As I write this, I’m at the final stretch of my road trip I’ve been on since May 4th.  I’m currently in Colorado, actually visiting Rita for the first time.  Tomorrow I head back to the Midwest, stopping in Kansas, then to my parents’ place in Northern Missiouri.

Being on the road has stretched me and taught me quite a bit so far!  I felt a bit of anxiety at times, feeling “far from home” and far from what I know.  Mostly, the result I’ve found of this trip is that I really want to start “showing up more” with regard to a few things in my life in particular.

1.  My Health and Fitness
I think I stayed at a “satisfied” point for too long.  Thinking to myself, “You’ve lost 70 pounds, so who are you to want MORE at this point in life?”  What a horrible voice in my head that I need to just squash.  I think being on the road has taught me that my greatest asset is my health.  The stronger and healthier I am, at any stage of my life, the better I can be.  Plus I want to be more inspiring to other men in my age group who are needing to make a health change.

2.  Finances and Income
Again, last year, I made the most I’ve ever made in my business ever, but I’ve felt stagnant since then.  I think it’s still part of that “old voice” that tells me I’m unworthy of wanting more.  The truth is, and I know this, that as my own boss, my income is completely dependent on ME.  I set my rates.  I choose my business offerings.  I choose innovation or stagnation.  I’m wanting an upgrade now, because I think after 10 years of working for myself, I want more of it, and it’s time to give myself total permission for the Universe to reward me if it so chooses.
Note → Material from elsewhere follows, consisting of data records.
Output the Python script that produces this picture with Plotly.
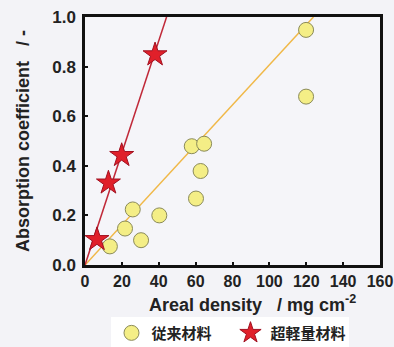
import plotly.graph_objects as go

# Conventional materials (従来材料)
conv_x = [13.5, 21.7, 25.9, 30.4, 40.3, 57.9, 64.6, 62.7, 60.2, 119.9, 119.9]
conv_y = [0.075, 0.147, 0.224, 0.100, 0.200, 0.479, 0.489, 0.379, 0.268, 0.948, 0.679]
# Ultra-light materials (超軽量材料)
ul_x = [6.5, 12.7, 19.9, 38.0]
ul_y = [0.103, 0.331, 0.442, 0.848]
# Fitted line slopes (through origin)
conv_slope = 0.00807
ul_slope = 0.0226

x_ticks = [0, 20, 40, 60, 80, 100, 120, 140, 160]
y_ticks = [0.0, 0.2, 0.4, 0.6, 0.8, 1.0]

fig = go.Figure()
fig.add_trace(go.Scatter(x=[0, 1.0 / conv_slope], y=[0, 1.0], mode="lines",
                         line=dict(color="#f0b848", width=1.5), showlegend=False,
                         hoverinfo="skip"))
fig.add_trace(go.Scatter(x=[0, 1.0 / ul_slope], y=[0, 1.0], mode="lines",
                         line=dict(color="#c02838", width=1.5), showlegend=False,
                         hoverinfo="skip"))
fig.add_trace(go.Scatter(x=conv_x, y=conv_y, mode="markers", name="従来材料",
                         marker=dict(symbol="circle", size=15, color="#f4ee86",
                                     line=dict(color="#8a8a5a", width=1))))
fig.add_trace(go.Scatter(x=ul_x, y=ul_y, mode="markers", name="超軽量材料",
                         marker=dict(symbol="star", size=18, color="#e0202a",
                                     line=dict(color="#a01020", width=1))))

axis_font = dict(family="Liberation Sans, Arial, sans-serif", size=16, color="#222")
fig.update_layout(
    width=394, height=347,
    margin=dict(l=85, r=14, t=17, b=82),
    paper_bgcolor="#f3f3f7",
    plot_bgcolor="#f5f5f9",
    font=dict(family="Liberation Sans, Arial, sans-serif", color="#222"),
    xaxis=dict(range=[0, 160], tickvals=x_ticks,
               ticktext=[f"<b>{v}</b>" for v in x_ticks],
               tickfont=axis_font, showgrid=False, zeroline=False, automargin=False,
               showline=True, linecolor="#111", linewidth=2.5, mirror=True,
               ticks="inside", ticklen=3, tickwidth=1.5, tickcolor="#111"),
    yaxis=dict(range=[0, 1.0], tickvals=y_ticks,
               ticktext=[f"<b>{v:.1f}</b>" for v in y_ticks],
               tickfont=dict(axis_font, size=17), showgrid=False, zeroline=False,
               automargin=False,
               showline=True, linecolor="#111", linewidth=2.5, mirror=True,
               ticks="inside", ticklen=3, tickwidth=1.5, tickcolor="#111",
               ticklabelstandoff=3,
               title=dict(text="<b>Absorption coefficient   / -</b>",
                          font=dict(size=18, color="#222"), standoff=18)),
    annotations=[dict(text="<b>Areal density   / mg cm<sup>-2</sup></b>",
                      xref="paper", yref="paper", x=0.567, y=-0.155,
                      xanchor="center", yanchor="middle", showarrow=False,
                      font=dict(size=18, color="#222"))],
    legend=dict(orientation="h", x=0.585, xanchor="center", xref="container",
                y=0.04, yanchor="middle", yref="container",
                bgcolor="#ffffff", font=dict(size=15,
                family="Noto Sans CJK JP, sans-serif", color="#222", weight="bold"),
                itemsizing="trace", itemwidth=30, entrywidth=74),
)
fig.write_html("out.html", config={"displayModeBar": False},
               post_script="document.body.style.margin='0';"
                           "document.body.style.background='#f3f3f7';")
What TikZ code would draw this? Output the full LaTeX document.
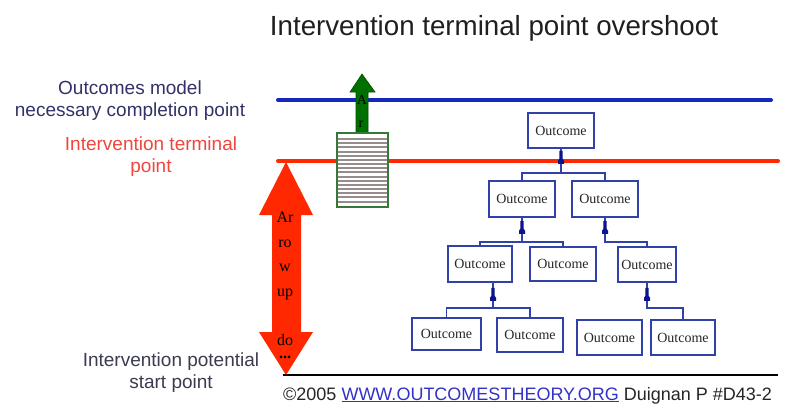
\documentclass[tikz,border=0pt]{standalone}
\usepackage{fontspec}
\setmainfont{Liberation Sans}
\newfontfamily\serifface{Liberation Serif}
\definecolor{lineblue}{RGB}{20,40,190}
\definecolor{linered}{RGB}{255,40,0}
\definecolor{boxblue}{RGB}{50,65,170}
\definecolor{markblue}{RGB}{10,20,140}
\definecolor{arrowgreen}{RGB}{0,112,0}
\definecolor{framegreen}{RGB}{55,120,55}
\definecolor{stripegray}{RGB}{150,140,140}
\definecolor{navylabel}{RGB}{50,50,105}
\definecolor{redlabel}{RGB}{240,70,60}
\definecolor{graylabel}{RGB}{60,60,80}
\definecolor{urlblue}{RGB}{50,50,200}
\tikzset{
  outcome/.style={draw=boxblue, line width=1.5pt, fill=white, inner sep=0pt,
    minimum width=66pt, minimum height=35pt,
    font=\serifface\fontsize{14}{16}\selectfont, text=black!85},
  link/.style={draw=boxblue, line width=1.3pt},
  sidelabel/.style={align=center, inner sep=0pt,
    font=\fontsize{19}{22}\selectfont},
  mk/.pic={\fill[markblue] (-1.6,0) -- (1.6,0) -- (1.6,8) -- (3,10) -- (3,13)
    -- (-3,13) -- (-3,10) -- (-1.6,8) -- cycle;},
}
\begin{document}
\begin{tikzpicture}[x=1pt,y=-1pt]
\useasboundingbox (0,0) rectangle (792,408);
\fill[white] (0,0) rectangle (792,408);

% title
\node[anchor=base, inner sep=0pt, font=\fontsize{27.7}{32}\selectfont, text=black!88]
  (title) at (494,35) {Intervention terminal point overshoot};

% level labels
\node[sidelabel, text=navylabel] (lblcomplete) at (130,101)
  {Outcomes model\\necessary completion point};
\node[sidelabel, text=redlabel] (lblterminal) at (151,157)
  {Intervention terminal\\point};
\node[sidelabel, text=graylabel] (lblstart) at (171,373)
  {Intervention potential\\start point};

% horizontal reference lines
\coordinate (blueL) at (278,100);
\coordinate (blueR) at (771,100);
\coordinate (redL) at (278,161);
\coordinate (redR) at (778,161);
\coordinate (baseL) at (283,375);
\coordinate (baseR) at (778,375);
\draw[lineblue, line width=4pt, line cap=round] (blueL) -- (blueR);
\draw[linered, line width=4pt, line cap=round] (redL) -- (redR);
\draw[black, line width=1.4pt] (baseL) -- (baseR);

% red double arrow between start point and terminal point
\fill[linered] (286,162) -- (313,215) -- (301,215) -- (301,332) -- (313,332)
  -- (286,375) -- (259,332) -- (272,332) -- (272,215) -- (259,215) -- cycle;
\node[anchor=north, align=center, inner sep=0pt,
  font=\serifface\fontsize{16}{24.5}\selectfont] (arrowtext) at (285,212.2)
  {Ar\\ro\\w\\up\\[24.5pt]do\\[-11pt]\textbf{...}};

% green overshoot arrow
\filldraw[fill=arrowgreen, draw=arrowgreen!70!black, line width=0.6pt]
  (356,133) -- (356,92) -- (350,92) -- (362,74) -- (375,92) -- (368,92)
  -- (368,133) -- cycle;
\node[anchor=base, inner sep=0pt, font=\serifface\fontsize{14}{16}\selectfont]
  (greenA) at (362,104) {A};
\node[anchor=base, inner sep=0pt, font=\serifface\fontsize{14}{16}\selectfont]
  (greenR) at (361,127) {r};

% striped overshoot block
\fill[white] (337,133) rectangle (388,207);
\foreach \k in {0,...,15}
  \fill[stripegray] (338,{139+4.17*\k-1}) rectangle (387,{139+4.17*\k+1});
\draw[framegreen, line width=1.5pt] (337,133) rectangle (388,207);

% outcomes tree
\node[outcome] (top) at (561,130.5) {Outcome};
\node[outcome, minimum height=36pt] (L2l) at (522,199) {Outcome};
\node[outcome, minimum height=36pt] (L2r) at (605,199) {Outcome};
\node[outcome, minimum width=64pt, minimum height=36pt] (L3a) at (480,264) {Outcome};
\node[outcome, minimum height=34pt] (L3b) at (563,264) {Outcome};
\node[outcome, minimum width=58pt] (L3c) at (647,264.5) {Outcome};
\node[outcome, minimum width=69pt, minimum height=32pt] (L4a) at (446.5,334) {Outcome};
\node[outcome, minimum height=34pt] (L4b) at (530,335) {Outcome};
\node[outcome, minimum width=65pt] (L4c) at (609.5,337.5) {Outcome};
\node[outcome, minimum width=64pt] (L4d) at (683,337.5) {Outcome};

\coordinate (j1) at (561,173);
\draw[link] (top.south) -- (j1);
\draw[link] (L2l.north) |- (j1) -| (L2r.north);
\coordinate (j2) at (522,242);
\draw[link] (L2l.south) -- (j2);
\draw[link] (L3a.north) |- (j2) -| (L3b.north);
\coordinate (j3) at (605,242);
\draw[link] (L2r.south) -- (j3) -| (L3c.north);
\coordinate (j4) at (493,308);
\draw[link] (j4 |- L3a.south) -- (j4);
\draw[link] (L4a.north) |- (j4) -| (L4b.north);
\coordinate (j5) at (647,308);
\draw[link] (L3c.south) -- (j5) -| (L4d.north);

\path (top.south) ++(0,2) pic {mk};
\path (L2l.south) ++(0,3) pic {mk};
\path (L2r.south) ++(0,3) pic {mk};
\path (j4 |- L3a.south) ++(0,5) pic {mk};
\path (L3c.south) ++(0,5) pic {mk};

% footer
\node[anchor=base west, inner sep=0pt, font=\fontsize{18}{20}\selectfont, text=black!85]
  (footer) at (283,400)
  {\textcopyright2005 \textcolor{urlblue}{\underline{WWW.OUTCOMESTHEORY.ORG}} Duignan P \#D43-2};
\end{tikzpicture}
\end{document}
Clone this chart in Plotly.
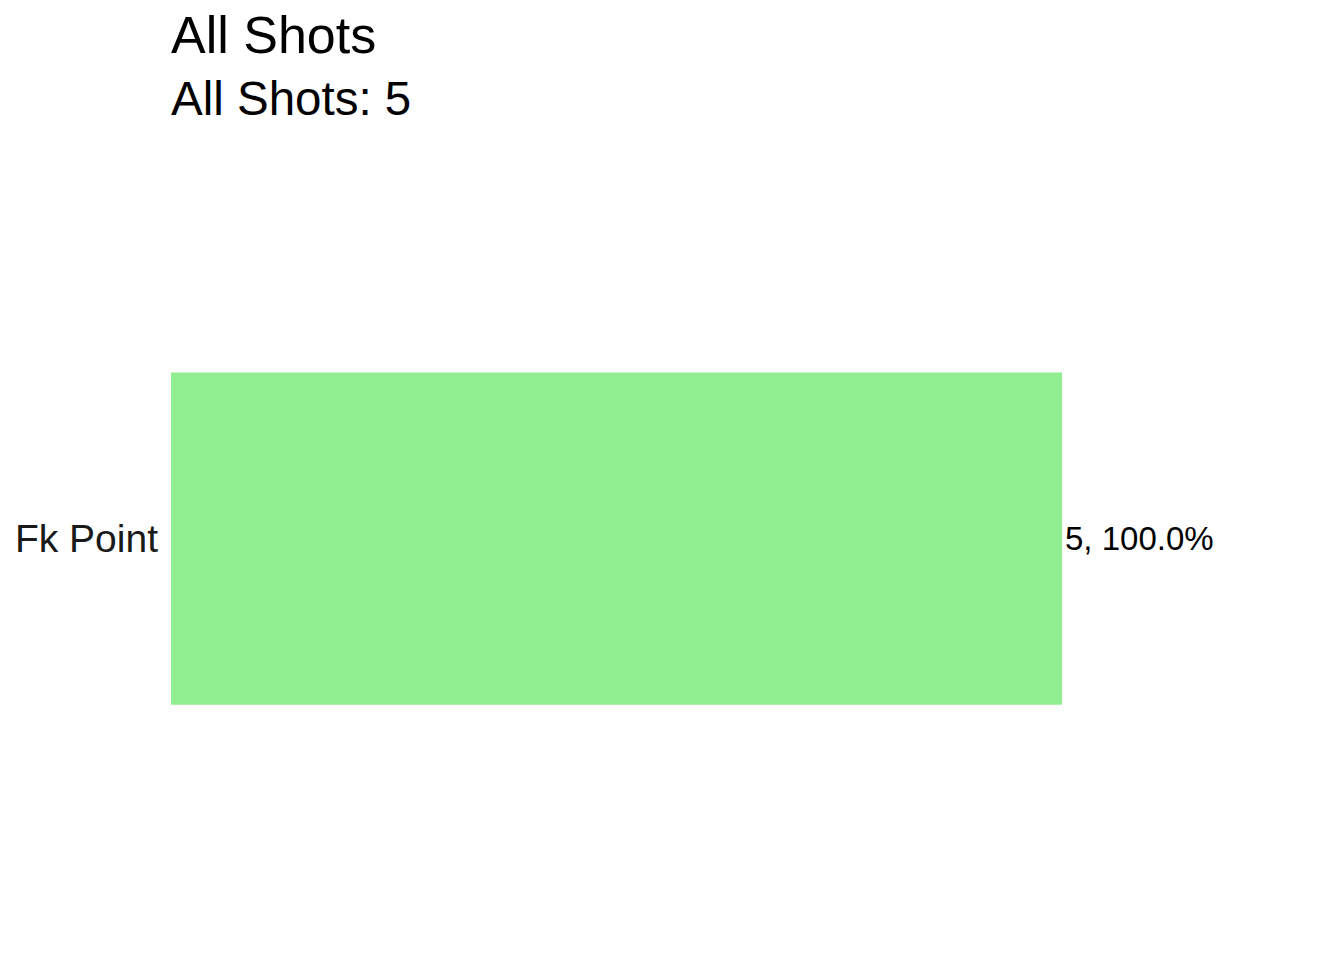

3.  Friends and Relationships
I so wish I could take everyone I’ve met along this trip home with me.  I’m finding that I completely enjoy the interaction with friends over my phone, facebook, etc. while on this solo journey.  I need to surround myself more with wonderful people and not seclude myself.  Maybe I’m ready for a relationship again.. or maybe just dating… who knows.  But I’m looking for more.

All in all, I’m a little homesick too.  I’m looking for more.  To be more, and to be better in a very authentic way.  I’ve found that I’m a total Midwesterner, and I love that.  I guess this is what Cosmic Journeys are for – to stretch you out, where you can find yourself once again!